Typically-Correct Derandomization for Small Time and Space

Abstract

Suppose a language $L$ can be decided by a bounded-error randomized algorithm that runs in space $S$ and time $n \\cdot \\text{poly}(S)$. We give a randomized algorithm for $L$ that still runs in space $O(S)$ and time $n \\cdot \\text{poly}(S)$ that uses only $O(S)$ random bits; our algorithm has a low failure probability on all but a negligible fraction of inputs of each length.
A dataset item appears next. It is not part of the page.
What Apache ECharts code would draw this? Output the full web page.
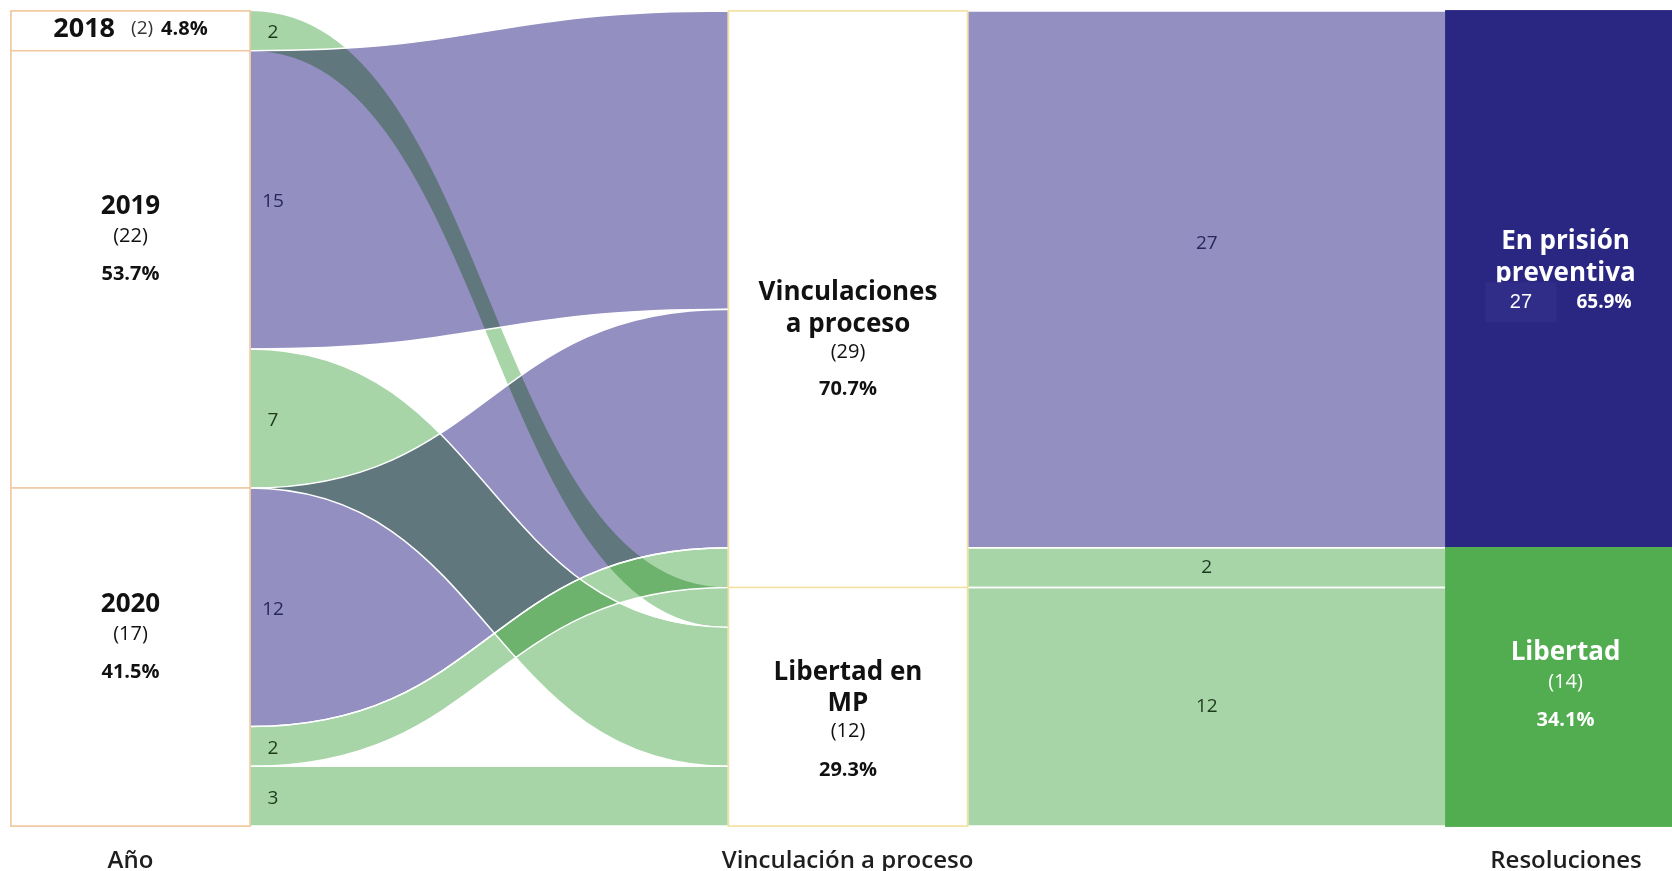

An immediate corollary is a deterministic algorithm for $L$ that runs in space $O(S)$ and succeeds on all but a negligible fraction of inputs of each length. \nNext, suppose a language $L$ can be decided by a nondeterministic algorithm that runs in space $S$ and time $n \\cdot \\text{poly}(S)$. We give an unambiguous algorithm for $L$ that runs in space $O(S \\sqrt{\\log S})$ and time $2^{O(S)}$ that succeeds on all but a negligible fraction of inputs of each length. \nFinally, we prove that $\\mathbf{BPL} \\subseteq \\mathbf{L}/(n + O(\\log^2 n))$ and $\\mathbf{NL} \\subseteq \\mathbf{UL}/(n + O(\\log^2 n))$, improving results by Fortnow and Klivans (STACS 06) and Reinhardt and Allender (SICOMP 00), respectively. If the original randomized/nondeterministic algorithm runs in quasilinear time, we show that fewer than $n$ bits of advice suffice (for disambiguation, this involves increasing the space complexity to $O(\\log n \\sqrt{\\log \\log n})$).